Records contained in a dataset
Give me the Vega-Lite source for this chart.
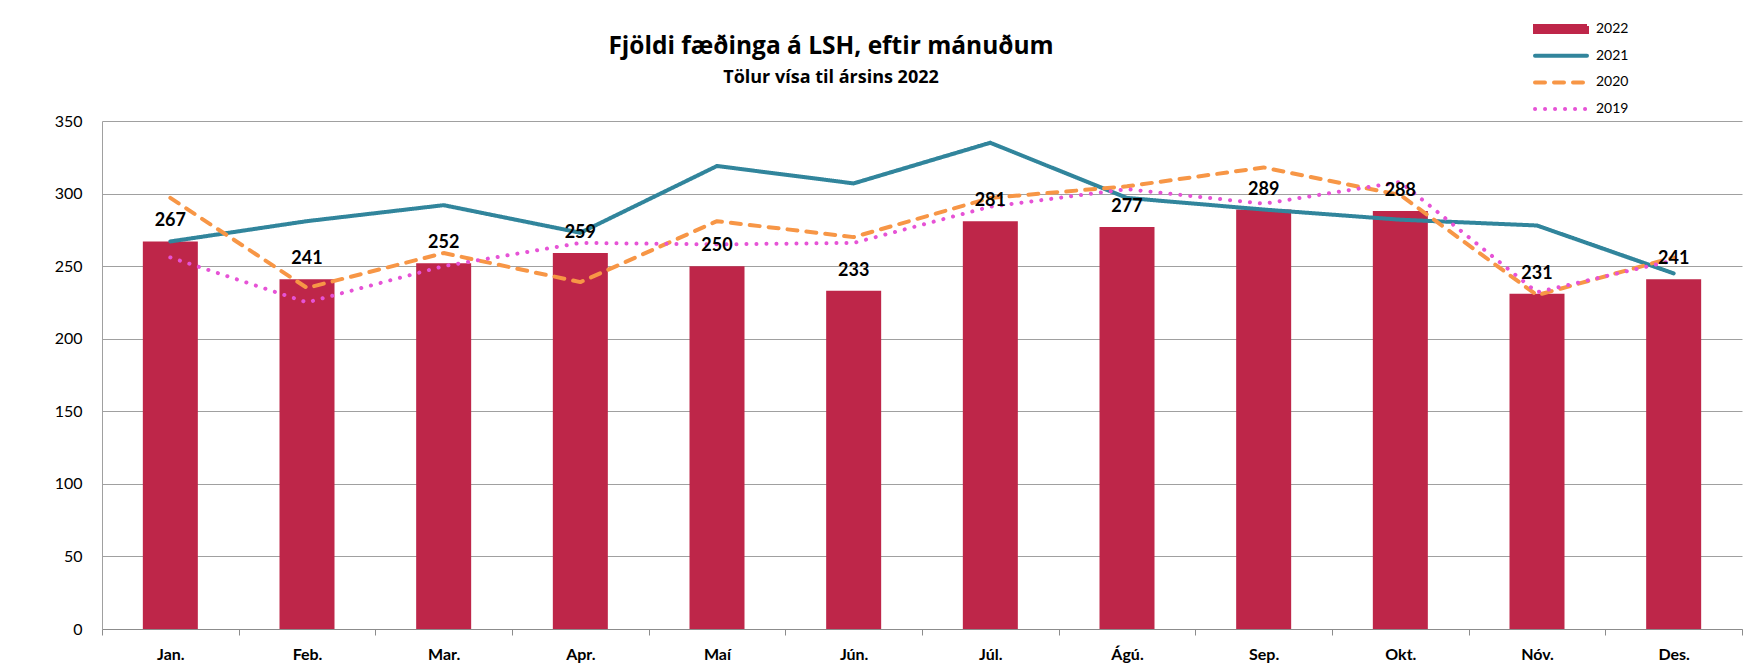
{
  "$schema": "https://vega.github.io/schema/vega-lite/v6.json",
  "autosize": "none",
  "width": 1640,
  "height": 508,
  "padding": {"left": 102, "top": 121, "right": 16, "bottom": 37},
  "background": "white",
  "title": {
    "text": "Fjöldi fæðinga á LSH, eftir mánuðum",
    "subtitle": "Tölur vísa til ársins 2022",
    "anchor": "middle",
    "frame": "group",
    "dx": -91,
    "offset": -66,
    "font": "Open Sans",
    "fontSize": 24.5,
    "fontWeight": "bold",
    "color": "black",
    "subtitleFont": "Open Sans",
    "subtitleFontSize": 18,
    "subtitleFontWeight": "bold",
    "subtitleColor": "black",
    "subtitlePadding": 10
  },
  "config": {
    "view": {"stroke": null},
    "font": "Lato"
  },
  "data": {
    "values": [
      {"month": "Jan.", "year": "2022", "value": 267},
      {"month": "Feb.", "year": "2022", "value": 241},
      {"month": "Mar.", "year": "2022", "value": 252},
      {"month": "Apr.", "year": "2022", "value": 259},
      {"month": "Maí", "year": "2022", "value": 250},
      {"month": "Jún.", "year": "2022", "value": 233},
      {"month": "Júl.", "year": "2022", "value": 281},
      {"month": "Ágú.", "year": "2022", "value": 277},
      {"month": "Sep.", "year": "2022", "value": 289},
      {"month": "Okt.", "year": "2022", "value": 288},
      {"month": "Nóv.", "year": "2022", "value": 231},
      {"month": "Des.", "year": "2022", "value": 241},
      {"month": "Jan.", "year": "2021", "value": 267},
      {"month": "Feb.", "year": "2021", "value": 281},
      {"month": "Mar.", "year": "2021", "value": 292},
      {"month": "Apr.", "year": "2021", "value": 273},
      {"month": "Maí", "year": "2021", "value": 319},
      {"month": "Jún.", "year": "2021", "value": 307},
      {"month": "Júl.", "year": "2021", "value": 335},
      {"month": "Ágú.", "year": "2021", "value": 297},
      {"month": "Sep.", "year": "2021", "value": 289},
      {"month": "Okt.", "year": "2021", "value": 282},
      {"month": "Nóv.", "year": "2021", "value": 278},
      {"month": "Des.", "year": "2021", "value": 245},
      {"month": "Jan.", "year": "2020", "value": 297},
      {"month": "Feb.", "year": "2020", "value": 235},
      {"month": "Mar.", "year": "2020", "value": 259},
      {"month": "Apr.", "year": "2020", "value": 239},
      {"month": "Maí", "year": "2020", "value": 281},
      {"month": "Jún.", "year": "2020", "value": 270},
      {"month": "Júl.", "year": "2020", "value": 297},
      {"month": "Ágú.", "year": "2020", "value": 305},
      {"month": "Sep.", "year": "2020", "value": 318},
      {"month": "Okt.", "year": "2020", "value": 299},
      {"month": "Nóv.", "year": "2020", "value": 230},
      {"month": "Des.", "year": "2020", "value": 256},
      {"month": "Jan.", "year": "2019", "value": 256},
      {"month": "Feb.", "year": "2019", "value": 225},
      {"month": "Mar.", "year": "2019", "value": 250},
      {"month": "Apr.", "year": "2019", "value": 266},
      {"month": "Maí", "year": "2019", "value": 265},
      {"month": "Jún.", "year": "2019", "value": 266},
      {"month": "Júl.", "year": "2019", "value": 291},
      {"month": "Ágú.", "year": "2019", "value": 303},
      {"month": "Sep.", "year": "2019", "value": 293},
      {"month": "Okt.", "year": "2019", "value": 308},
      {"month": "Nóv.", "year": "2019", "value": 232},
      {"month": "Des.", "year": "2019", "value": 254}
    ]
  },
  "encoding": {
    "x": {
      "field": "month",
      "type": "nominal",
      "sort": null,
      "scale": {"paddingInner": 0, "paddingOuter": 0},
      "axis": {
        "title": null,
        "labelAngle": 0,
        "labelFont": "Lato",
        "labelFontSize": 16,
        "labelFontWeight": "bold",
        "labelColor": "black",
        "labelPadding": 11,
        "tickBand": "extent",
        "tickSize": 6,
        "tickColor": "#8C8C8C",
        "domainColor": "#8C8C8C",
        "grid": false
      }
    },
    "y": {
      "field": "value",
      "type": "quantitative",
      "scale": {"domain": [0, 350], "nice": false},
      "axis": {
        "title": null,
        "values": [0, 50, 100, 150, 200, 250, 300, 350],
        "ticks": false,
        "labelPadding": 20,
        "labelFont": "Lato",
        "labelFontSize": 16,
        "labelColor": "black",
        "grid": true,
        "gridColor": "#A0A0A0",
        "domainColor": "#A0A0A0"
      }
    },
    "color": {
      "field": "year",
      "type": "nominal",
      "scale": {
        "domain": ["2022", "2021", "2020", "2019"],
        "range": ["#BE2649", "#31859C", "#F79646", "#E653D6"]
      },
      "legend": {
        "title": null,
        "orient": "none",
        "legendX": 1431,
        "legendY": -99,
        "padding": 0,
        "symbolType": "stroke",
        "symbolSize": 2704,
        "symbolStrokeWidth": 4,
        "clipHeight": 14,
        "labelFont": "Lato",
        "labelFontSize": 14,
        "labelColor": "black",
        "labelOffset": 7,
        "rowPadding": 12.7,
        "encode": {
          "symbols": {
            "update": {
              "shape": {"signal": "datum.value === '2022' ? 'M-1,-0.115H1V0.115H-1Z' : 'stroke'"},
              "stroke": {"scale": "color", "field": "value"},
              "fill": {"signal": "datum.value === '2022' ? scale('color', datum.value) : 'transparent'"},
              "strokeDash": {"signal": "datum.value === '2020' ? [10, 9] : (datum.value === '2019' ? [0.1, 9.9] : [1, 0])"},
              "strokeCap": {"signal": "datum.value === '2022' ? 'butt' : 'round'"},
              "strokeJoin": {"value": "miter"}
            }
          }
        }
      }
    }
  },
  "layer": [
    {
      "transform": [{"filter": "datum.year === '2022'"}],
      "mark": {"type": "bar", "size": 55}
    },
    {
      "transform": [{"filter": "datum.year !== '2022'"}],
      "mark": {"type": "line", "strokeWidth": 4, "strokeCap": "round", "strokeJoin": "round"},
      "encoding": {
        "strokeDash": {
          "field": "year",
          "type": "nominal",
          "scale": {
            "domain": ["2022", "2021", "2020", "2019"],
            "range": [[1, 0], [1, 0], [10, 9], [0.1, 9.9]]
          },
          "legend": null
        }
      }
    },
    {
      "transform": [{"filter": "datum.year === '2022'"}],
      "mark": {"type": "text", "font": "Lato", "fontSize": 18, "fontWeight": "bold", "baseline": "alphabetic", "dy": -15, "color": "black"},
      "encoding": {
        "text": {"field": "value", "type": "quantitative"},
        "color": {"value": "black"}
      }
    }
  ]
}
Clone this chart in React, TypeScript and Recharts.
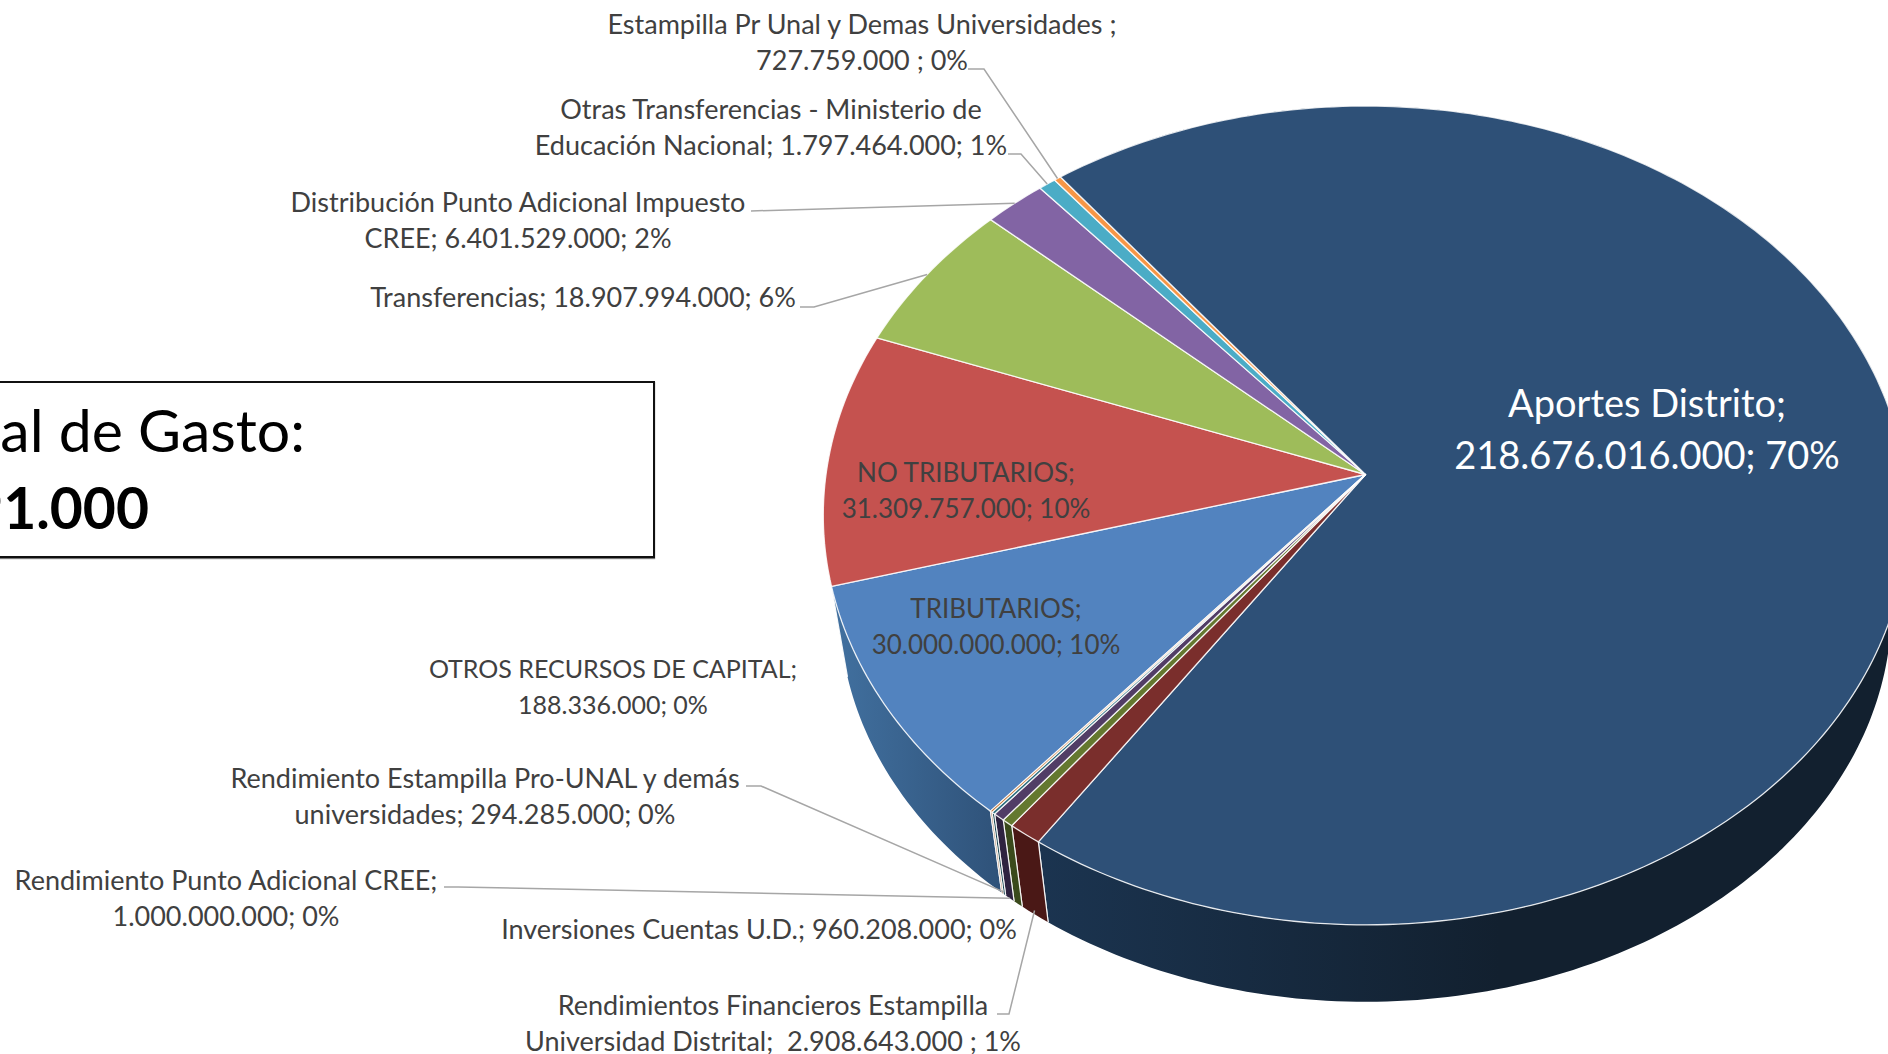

What to produce:
Reproduce each record from above exactly; pictures do not belong in the copy.

Complete output:
Give me the Vega-Lite source for this chart.
{
  "$schema": "https://vega.github.io/schema/vega-lite/v6.json",
  "autosize": "none",
  "width": 1640,
  "height": 508,
  "padding": {"left": 102, "top": 121, "right": 16, "bottom": 37},
  "background": "white",
  "title": {
    "text": "Fjöldi fæðinga á LSH, eftir mánuðum",
    "subtitle": "Tölur vísa til ársins 2022",
    "anchor": "middle",
    "frame": "group",
    "dx": -91,
    "offset": -66,
    "font": "Open Sans",
    "fontSize": 24.5,
    "fontWeight": "bold",
    "color": "black",
    "subtitleFont": "Open Sans",
    "subtitleFontSize": 18,
    "subtitleFontWeight": "bold",
    "subtitleColor": "black",
    "subtitlePadding": 10
  },
  "config": {
    "view": {"stroke": null},
    "font": "Lato"
  },
  "data": {
    "values": [
      {"month": "Jan.", "year": "2022", "value": 267},
      {"month": "Feb.", "year": "2022", "value": 241},
      {"month": "Mar.", "year": "2022", "value": 252},
      {"month": "Apr.", "year": "2022", "value": 259},
      {"month": "Maí", "year": "2022", "value": 250},
      {"month": "Jún.", "year": "2022", "value": 233},
      {"month": "Júl.", "year": "2022", "value": 281},
      {"month": "Ágú.", "year": "2022", "value": 277},
      {"month": "Sep.", "year": "2022", "value": 289},
      {"month": "Okt.", "year": "2022", "value": 288},
      {"month": "Nóv.", "year": "2022", "value": 231},
      {"month": "Des.", "year": "2022", "value": 241},
      {"month": "Jan.", "year": "2021", "value": 267},
      {"month": "Feb.", "year": "2021", "value": 281},
      {"month": "Mar.", "year": "2021", "value": 292},
      {"month": "Apr.", "year": "2021", "value": 273},
      {"month": "Maí", "year": "2021", "value": 319},
      {"month": "Jún.", "year": "2021", "value": 307},
      {"month": "Júl.", "year": "2021", "value": 335},
      {"month": "Ágú.", "year": "2021", "value": 297},
      {"month": "Sep.", "year": "2021", "value": 289},
      {"month": "Okt.", "year": "2021", "value": 282},
      {"month": "Nóv.", "year": "2021", "value": 278},
      {"month": "Des.", "year": "2021", "value": 245},
      {"month": "Jan.", "year": "2020", "value": 297},
      {"month": "Feb.", "year": "2020", "value": 235},
      {"month": "Mar.", "year": "2020", "value": 259},
      {"month": "Apr.", "year": "2020", "value": 239},
      {"month": "Maí", "year": "2020", "value": 281},
      {"month": "Jún.", "year": "2020", "value": 270},
      {"month": "Júl.", "year": "2020", "value": 297},
      {"month": "Ágú.", "year": "2020", "value": 305},
      {"month": "Sep.", "year": "2020", "value": 318},
      {"month": "Okt.", "year": "2020", "value": 299},
      {"month": "Nóv.", "year": "2020", "value": 230},
      {"month": "Des.", "year": "2020", "value": 256},
      {"month": "Jan.", "year": "2019", "value": 256},
      {"month": "Feb.", "year": "2019", "value": 225},
      {"month": "Mar.", "year": "2019", "value": 250},
      {"month": "Apr.", "year": "2019", "value": 266},
      {"month": "Maí", "year": "2019", "value": 265},
      {"month": "Jún.", "year": "2019", "value": 266},
      {"month": "Júl.", "year": "2019", "value": 291},
      {"month": "Ágú.", "year": "2019", "value": 303},
      {"month": "Sep.", "year": "2019", "value": 293},
      {"month": "Okt.", "year": "2019", "value": 308},
      {"month": "Nóv.", "year": "2019", "value": 232},
      {"month": "Des.", "year": "2019", "value": 254}
    ]
  },
  "encoding": {
    "x": {
      "field": "month",
      "type": "nominal",
      "sort": null,
      "scale": {"paddingInner": 0, "paddingOuter": 0},
      "axis": {
        "title": null,
        "labelAngle": 0,
        "labelFont": "Lato",
        "labelFontSize": 16,
        "labelFontWeight": "bold",
        "labelColor": "black",
        "labelPadding": 11,
        "tickBand": "extent",
        "tickSize": 6,
        "tickColor": "#8C8C8C",
        "domainColor": "#8C8C8C",
        "grid": false
      }
    },
    "y": {
      "field": "value",
      "type": "quantitative",
      "scale": {"domain": [0, 350], "nice": false},
      "axis": {
        "title": null,
        "values": [0, 50, 100, 150, 200, 250, 300, 350],
        "ticks": false,
        "labelPadding": 20,
        "labelFont": "Lato",
        "labelFontSize": 16,
        "labelColor": "black",
        "grid": true,
        "gridColor": "#A0A0A0",
        "domainColor": "#A0A0A0"
      }
    },
    "color": {
      "field": "year",
      "type": "nominal",
      "scale": {
        "domain": ["2022", "2021", "2020", "2019"],
        "range": ["#BE2649", "#31859C", "#F79646", "#E653D6"]
      },
      "legend": {
        "title": null,
        "orient": "none",
        "legendX": 1431,
        "legendY": -99,
        "padding": 0,
        "symbolType": "stroke",
        "symbolSize": 2704,
        "symbolStrokeWidth": 4,
        "clipHeight": 14,
        "labelFont": "Lato",
        "labelFontSize": 14,
        "labelColor": "black",
        "labelOffset": 7,
        "rowPadding": 12.7,
        "encode": {
          "symbols": {
            "update": {
              "shape": {"signal": "datum.value === '2022' ? 'M-1,-0.115H1V0.115H-1Z' : 'stroke'"},
              "stroke": {"scale": "color", "field": "value"},
              "fill": {"signal": "datum.value === '2022' ? scale('color', datum.value) : 'transparent'"},
              "strokeDash": {"signal": "datum.value === '2020' ? [10, 9] : (datum.value === '2019' ? [0.1, 9.9] : [1, 0])"},
              "strokeCap": {"signal": "datum.value === '2022' ? 'butt' : 'round'"},
              "strokeJoin": {"value": "miter"}
            }
          }
        }
      }
    }
  },
  "layer": [
    {
      "transform": [{"filter": "datum.year === '2022'"}],
      "mark": {"type": "bar", "size": 55}
    },
    {
      "transform": [{"filter": "datum.year !== '2022'"}],
      "mark": {"type": "line", "strokeWidth": 4, "strokeCap": "round", "strokeJoin": "round"},
      "encoding": {
        "strokeDash": {
          "field": "year",
          "type": "nominal",
          "scale": {
            "domain": ["2022", "2021", "2020", "2019"],
            "range": [[1, 0], [1, 0], [10, 9], [0.1, 9.9]]
          },
          "legend": null
        }
      }
    },
    {
      "transform": [{"filter": "datum.year === '2022'"}],
      "mark": {"type": "text", "font": "Lato", "fontSize": 18, "fontWeight": "bold", "baseline": "alphabetic", "dy": -15, "color": "black"},
      "encoding": {
        "text": {"field": "value", "type": "quantitative"},
        "color": {"value": "black"}
      }
    }
  ]
}
Clone this chart in React, TypeScript and Recharts.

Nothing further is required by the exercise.